El tercer nombre • 2006 • 202
pg.
The
endlessly solitary life of Jaime Areta, a young introverted IT
worker, is radically transformed during one of his morbid internet
searches for pornography, the night he comes across Noela, a girl
he used to be deeply and hopelessly in love with. After several years
with no contact with her nor any news from the group of friends they
belonged to, Jaime finds himself confronted by a past he thought
he had forgotten and which appears now to be present, intensely present,
in the form of blatant carnal photography. Convinced of the fact
that, as the song goes, “there is no worse nostalgia than regretting
what never happened” and aware that life doesn't always give second
chances, Jaime doesn't hesitate to put everything he has into finding
this woman who once obsessed him when she crosses his path again.

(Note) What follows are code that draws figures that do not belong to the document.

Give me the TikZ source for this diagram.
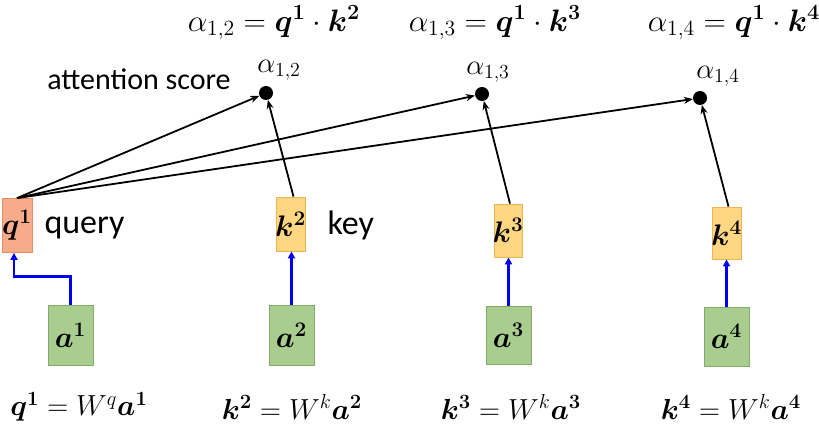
\RequirePackage{fix-cm}
\documentclass[tikz,border=0pt]{standalone}
\usepackage{amsmath}
\usepackage{bm}
\usepackage{fontspec}
\setmainfont{Carlito}
\usetikzlibrary{arrows.meta}
\definecolor{qfill}{RGB}{246,172,138}
\definecolor{qdraw}{RGB}{232,140,100}
\definecolor{kfill}{RGB}{255,214,130}
\definecolor{kdraw}{RGB}{242,180,80}
\definecolor{afill}{RGB}{168,205,143}
\definecolor{adraw}{RGB}{130,170,105}
\definecolor{bluearr}{RGB}{0,0,240}
\tikzset{
  qbox/.style={draw=qdraw, fill=qfill, line width=0.8pt, inner sep=0pt},
  kbox/.style={draw=kdraw, fill=kfill, line width=0.8pt, inner sep=0pt},
  abox/.style={draw=adraw, fill=afill, line width=0.8pt, inner sep=0pt, minimum width=45pt},
  boxtxt/.style={font=\fontsize{22}{24}\selectfont, scale=1.35, transform shape},
  dot/.style={circle, fill=black, inner sep=0pt, minimum size=14pt},
  blk/.style={draw=black, line width=1.8pt, -{Stealth[length=9pt,width=7pt]}},
  blu/.style={draw=bluearr, line width=2.2pt, -{Triangle[length=7pt,width=7pt]}},
  lbl/.style={font=\fontsize{30}{32}\selectfont, anchor=center},
  big/.style={font=\fontsize{34}{36}\selectfont, anchor=west},
  eqn/.style={font=\fontsize{20}{24}\selectfont, anchor=center, scale=1.55, transform shape},
  beqn/.style={font=\fontsize{20}{24}\selectfont, anchor=center, scale=1.45, transform shape},
  alab/.style={font=\fontsize{19}{22}\selectfont, anchor=center, scale=1.5, transform shape}
}
\begin{document}
\begin{tikzpicture}[x=1pt, y=-1pt]
\useasboundingbox (0,0) rectangle (819,427);
% top equations
\node[eqn] (e12) at (274,23) {$\alpha_{1,2} = \bm{q^1}\cdot \bm{k^2}$};
\node[eqn] (e13) at (495,23) {$\alpha_{1,3} = \bm{q^1}\cdot \bm{k^3}$};
\node[eqn] (e14) at (734,23) {$\alpha_{1,4} = \bm{q^1}\cdot \bm{k^4}$};
% attention score
\node[lbl] (att) at (139,79) {attention score};
% dots
\node[dot] (d12) at (266,93) {};
\node[dot] (d13) at (482,94) {};
\node[dot] (d14) at (700,98) {};
\node[alab] (l12) at (279,70) {$\alpha_{1,2}$};
\node[alab] (l13) at (488,72) {$\alpha_{1,3}$};
\node[alab] (l14) at (718,76) {$\alpha_{1,4}$};
% q and k boxes
\node[qbox, minimum width=30pt, minimum height=54pt] (q1) at (17,225.5) {};
\node[boxtxt] at (q1) {$\bm{q^1}$};
\node[kbox, minimum width=29pt, minimum height=54pt] (k2) at (290.5,224) {};
\node[boxtxt] at (k2) {$\bm{k^2}$};
\node[kbox, minimum width=28pt, minimum height=53pt] (k3) at (508,230.5) {};
\node[boxtxt] at (k3) {$\bm{k^3}$};
\node[kbox, minimum width=29pt, minimum height=52pt] (k4) at (726.5,233) {};
\node[boxtxt] at (k4) {$\bm{k^4}$};
\node[big] (query) at (41,228) {query};
\node[big] (key) at (324,225) {key};
% a boxes
\node[abox, minimum height=60pt] (a1) at (70.5,335) {};
\node[boxtxt] at (a1) {$\bm{a^1}$};
\node[abox, minimum height=60pt] (a2) at (291.5,335) {};
\node[boxtxt] at (a2) {$\bm{a^2}$};
\node[abox, minimum height=58pt] (a3) at (508.5,335) {};
\node[boxtxt] at (a3) {$\bm{a^3}$};
\node[abox, minimum height=59pt] (a4) at (726.5,336.5) {};
\node[boxtxt] at (a4) {$\bm{a^4}$};
% bottom equations
\node[beqn] (b1) at (79,407) {$\bm{q^1} = W^q\bm{a^1}$};
\node[beqn] (b2) at (292,407) {$\bm{k^2} = W^k\bm{a^2}$};
\node[beqn] (b3) at (511,407) {$\bm{k^3} = W^k\bm{a^3}$};
\node[beqn] (b4) at (731,407) {$\bm{k^4} = W^k\bm{a^4}$};
% blue arrows
\draw[blu] (a1.north) -- ++(0,-28) -| ([xshift=-3pt]q1.south);
\draw[blu] (a2.north) -- (k2.south -| a2.north);
\draw[blu] (a3.north) -- (k3.south -| a3.north);
\draw[blu] (a4.north) -- (k4.south);
% black arrows
\draw[blk] (q1.north) -- (d12);
\draw[blk] (q1.north) -- (d13);
\draw[blk] (q1.north) -- (d14);
\draw[blk] ([xshift=3pt]k2.north) -- (d12);
\draw[blk] ([xshift=2pt]k3.north) -- (d13);
\draw[blk] ([xshift=2pt]k4.north) -- (d14);
\end{tikzpicture}
\end{document}
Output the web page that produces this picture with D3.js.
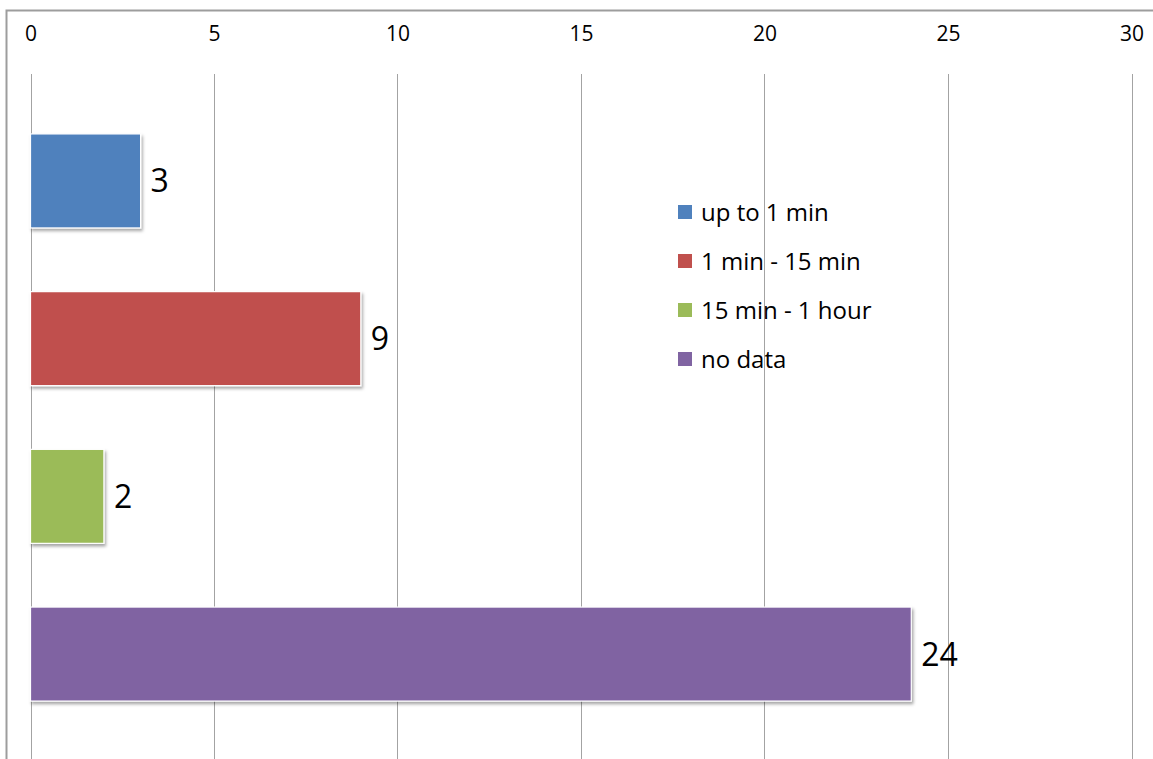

The search for Noela's home and for the reasons which have brought
her to take part in the disturbing world of pornography, do not only
bring him back into contact with several friends but also force him
to discover a world of corruption, blackmail, murder and white slave
trade more terrible than a simple exchange of sexual images could
ever have suggested.
Dolls behind the window,
the young Madrid-based author's second novel, begins with this interesting
departure point, a story of action and intrigue which reveals the
more perverse side of new technology. The environment surrounding
crime is changing and it is no longer necessary that detective literature
be about perfect crimes, about majordomos who always have something
to hide or scrupulous politicians obsessed by power and money. In
a world dominated by cybernetic networks and the information society,
novelistic plots must adapt to these new environments in the name
of plausibility and realism which the detective genre habitually
demands.
Although, in certain passages, the plot is a little stereotypical
and not very convincing, with a little conspiracy, characteristic
of some genres of thriller, the reading is easy and enjoyable.
Well structured, with dramatic turns
of event calculated to surprise the reader without becoming a soap
opera, the novel, which would make a good basis for a film scenario,
grabs the reader with the voracity of intense works which demand
to be read in one go. The style of the author perfectly fits the
constant narrative tension of the plot; in turn encircling and
suggestive, becoming rhythmic and direct in the action scenes.
These two registers complement the thematic duality posed by the
novel whose main thread presents two clearly distinct searches.
In addition to the enquiry about the woman's address, which is
presented to the hero via pornographic images of the years after
their final meeting, Dolls behind the window tells
the story of an interior quest with the goal being to give direction
to an escaped past.
Because, although life sometimes gives second
chances, they are never the same as the first.